== REQUIREMENTS ==
Your output is the lines from the first one to the one containing "(225,25) rectangle (760,1080);", repeated exactly, with images left out.

== MATERIAL PROVIDED ==

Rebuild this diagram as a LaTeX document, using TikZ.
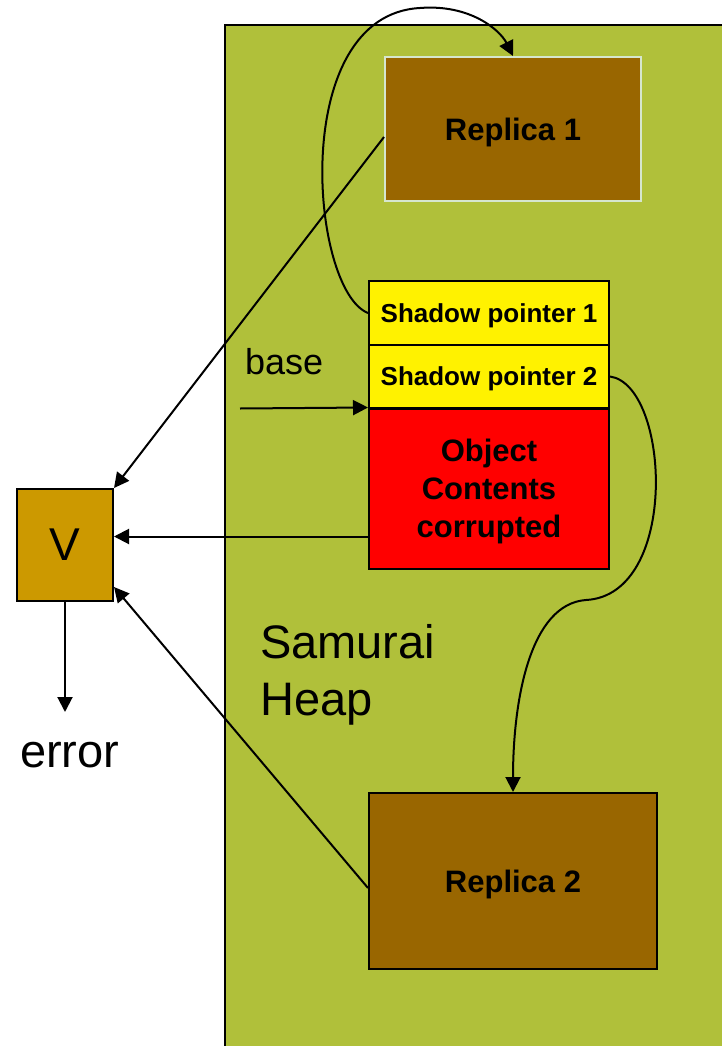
\documentclass[tikz,border=0pt]{standalone}
\usepackage{fontspec}
\setmainfont{Liberation Sans}
\usetikzlibrary{arrows.meta}
\definecolor{heapgreen}{RGB}{176,192,58}
\definecolor{replicabrown}{RGB}{153,102,0}
\definecolor{vgold}{RGB}{204,153,0}
\definecolor{paleedge}{RGB}{214,230,206}
\tikzset{
  conn/.style={line width=2pt, -{Triangle[length=15pt,width=15pt]}},
  cell/.style={draw=black, line width=2pt, inner sep=0pt, text depth=0pt,
    align=center, font=\bfseries\fontsize{31}{38}\selectfont},
  shadowcell/.style={cell, fill=yellow, minimum width=240pt,
    font=\bfseries\fontsize{26}{30}\selectfont},
  replica/.style={cell, fill=replicabrown},
  label/.style={anchor=base west, inner sep=0pt},
}
\begin{document}
\begin{tikzpicture}[x=1pt,y=-1pt]
\useasboundingbox (0,0) rectangle (721,1046);
% heap region
\path[fill=heapgreen, draw=black, line width=2.2pt] (225,25) rectangle (760,1080);

\node[replica, draw=paleedge, minimum width=256pt, minimum height=144pt] (rep1) at (513,129) {Replica 1};
\node[shadowcell, minimum height=64pt] (sp1) at (489,313) {Shadow pointer 1};
\node[shadowcell, minimum height=63pt] (sp2) at (489,376.5) {Shadow pointer 2};
\node[cell, fill=red, minimum width=240pt, minimum height=160pt] (obj) at (489,488.5) {Object\\Contents\\corrupted};
\node[replica, minimum width=288pt, minimum height=176pt] (rep2) at (513,881) {Replica 2};
\node[draw=black, line width=2pt, fill=vgold, minimum width=96pt, minimum height=112pt, inner sep=0pt,
  font=\fontsize{46}{50}\selectfont] (V) at (65,545) {V};

\node[label, font=\fontsize{36}{40}\selectfont] (baselbl) at (245,374) {base};
\node[label, font=\fontsize{47}{56}\selectfont] (heap1) at (260,658) {Samurai};
\node[label, font=\fontsize{47}{56}\selectfont] (heap2) at (260,715) {Heap};
\node[label, font=\fontsize{47}{50}\selectfont] (err) at (20,767) {error};

\coordinate (basestart) at (240,408.5);
\coordinate (errtip) at (65,712);

% connectors
\draw[conn] ([yshift=-8pt]rep1.west) -- (V.north east);
\draw[conn] ([yshift=-48pt]obj.west) -- ([yshift=-48pt]obj.west -| V.east);
\draw[conn] ([yshift=-7pt]rep2.west) -- ([yshift=-42pt]V.east);
\draw[conn] (basestart) -- (obj.north west);
\draw[conn] (V.south) -- (errtip);
\draw[conn] (sp1.west) .. controls (310,290) and (288,15) .. (420,8)
  .. controls (470,4) and (500,30) .. (rep1.north);
\draw[conn] (sp2.east) .. controls (670,385) and (680,595) .. (586,600)
  .. controls (530,604) and (513,700) .. (rep2.north);
\end{tikzpicture}
\end{document}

== SOLVED EXERCISE ==
Rebuild this diagram as a LaTeX document, using TikZ.
\documentclass[tikz,border=0pt]{standalone}
\usepackage{fontspec}
\setmainfont{Liberation Sans}
\usetikzlibrary{arrows.meta}
\definecolor{heapgreen}{RGB}{176,192,58}
\definecolor{replicabrown}{RGB}{153,102,0}
\definecolor{vgold}{RGB}{204,153,0}
\definecolor{paleedge}{RGB}{214,230,206}
\tikzset{
  conn/.style={line width=2pt, -{Triangle[length=15pt,width=15pt]}},
  cell/.style={draw=black, line width=2pt, inner sep=0pt, text depth=0pt,
    align=center, font=\bfseries\fontsize{31}{38}\selectfont},
  shadowcell/.style={cell, fill=yellow, minimum width=240pt,
    font=\bfseries\fontsize{26}{30}\selectfont},
  replica/.style={cell, fill=replicabrown},
  label/.style={anchor=base west, inner sep=0pt},
}
\begin{document}
\begin{tikzpicture}[x=1pt,y=-1pt]
\useasboundingbox (0,0) rectangle (721,1046);
% heap region
\path[fill=heapgreen, draw=black, line width=2.2pt] (225,25) rectangle (760,1080);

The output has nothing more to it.